Each entity (Job, Stage, Task) follows a state machine:

State Transition Rules:

Jobs transition based on their stages' states (aggregate of all stages)
Stages transition based on their tasks' states (aggregate of all tasks)
Tasks transition based on worker execution results
You cannot add tasks to a COMPLETED, FAILED, or ABORTED stage
The Manager enforces these state transitions automatically and atomically
State changes are irreversible—once a task is COMPLETED or FAILED, it cannot change state
The ABORTED state can only be set explicitly via API, not by worker execution

Setting up your project environment

Option 1: Start with the Worker Boilerplate (Recommended)

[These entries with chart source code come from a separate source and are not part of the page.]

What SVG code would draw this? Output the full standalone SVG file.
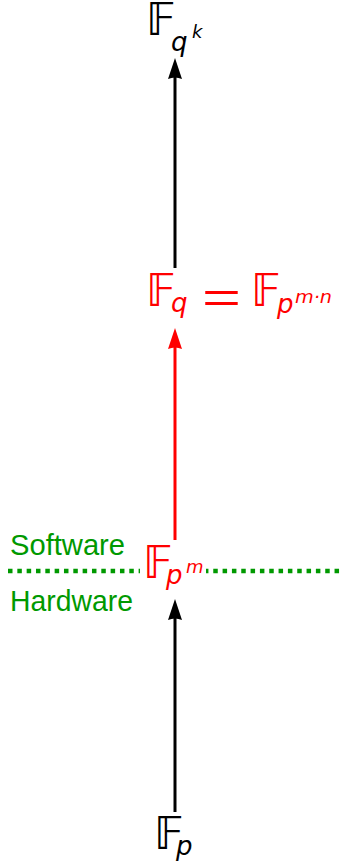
<svg xmlns="http://www.w3.org/2000/svg" width="341" height="862" viewBox="0 0 341 862">
<style>
.bb{font-family:"DejaVu Sans","Noto Sans",sans-serif;font-size:44px}
.it{font-family:"DejaVu Sans","Liberation Sans",sans-serif;font-style:italic}
.eq{font-family:"Liberation Sans","DejaVu Sans",sans-serif;font-size:42px}
.sub{font-size:26px}
.sup{font-size:18px}
.lbl{font-family:"Liberation Sans","DejaVu Sans",sans-serif;font-size:30px;fill:#009900}
.red{fill:#ff0000}
.blk{fill:#000000}
</style>
<rect width="341" height="862" fill="#ffffff"/>
<g id="separator">
<line x1="8" y1="571" x2="341" y2="571" stroke="#009900" stroke-width="4.5" stroke-dasharray="4.5 4.83"/>
</g>
<g id="connectors">
<line x1="175" y1="268" x2="175" y2="74" stroke="#000" stroke-width="3"/>
<path d="M175,58 L182,79 Q175,76 168,79 Z" fill="#000"/>
<line x1="175" y1="540" x2="175" y2="344" stroke="#ff0000" stroke-width="3"/>
<path d="M175,328 L182,349 Q175,346 168,349 Z" fill="#ff0000"/>
<line x1="175" y1="812" x2="175" y2="615" stroke="#000" stroke-width="3"/>
<path d="M175,599 L182,620 Q175,617 168,620 Z" fill="#000"/>
</g>
<g id="node-fqk" class="blk">
<text class="bb" x="146" y="35">𝔽</text>
<text class="it sub" x="171" y="51">q</text>
<text class="it sup" x="192" y="38">k</text>
</g>
<g id="node-fq" class="red">
<text class="bb" x="146" y="306">𝔽</text>
<text class="it sub" x="171" y="312">q</text>
<text class="eq" x="202" y="312" textLength="39" lengthAdjust="spacingAndGlyphs">=</text>
<text class="bb" x="251" y="306">𝔽</text>
<text class="it sub" x="277" y="313">p</text>
<text class="it sup" x="295" y="303" textLength="37" lengthAdjust="spacingAndGlyphs">m·n</text>
</g>
<g id="node-fpm" class="red">
<rect x="140" y="545" width="66" height="50" fill="#ffffff"/>
<text class="bb" x="143" y="578">𝔽</text>
<text class="it sub" x="166" y="584">p</text>
<text class="it sup" x="186" y="573">m</text>
</g>
<g id="node-fp" class="blk">
<text class="bb" x="154" y="849">𝔽</text>
<text class="it sub" x="176" y="855">p</text>
</g>
<g id="label-software">
<text class="lbl" x="10" y="555" textLength="115" lengthAdjust="spacingAndGlyphs">Software</text>
</g>
<g id="label-hardware">
<text class="lbl" x="10" y="611" textLength="123" lengthAdjust="spacingAndGlyphs">Hardware</text>
</g>
</svg>
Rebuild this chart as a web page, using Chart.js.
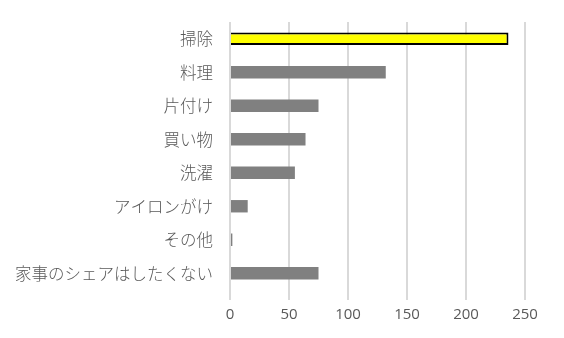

The fastest way to get started is using the Jobnik Worker Boilerplate:

# Clone the boilerplate
git clone git@github.com:MapColonies/jobnik-worker-boilerplate.git my-worker

cd my-worker

# Install dependencies
npm install

# Configure the Jobnik Manager URL
# Edit config/default.json or use environment variables

The boilerplate includes:

Pre-configured Jobnik SDK integration
Dependency injection setup with tsyringe
Observability (logging, metrics, tracing)
Docker and Helm deployment assets
Example logistics implementation

Option 2: Add SDK to existing project

If you have an existing service:

npm install @map-colonies/jobnik-sdk

Then integrate the SDK as shown in the sections below.

Defining your custom types

Type safety is a core feature of the Jobnik SDK. Define your domain-specific types to ensure compile-time validation.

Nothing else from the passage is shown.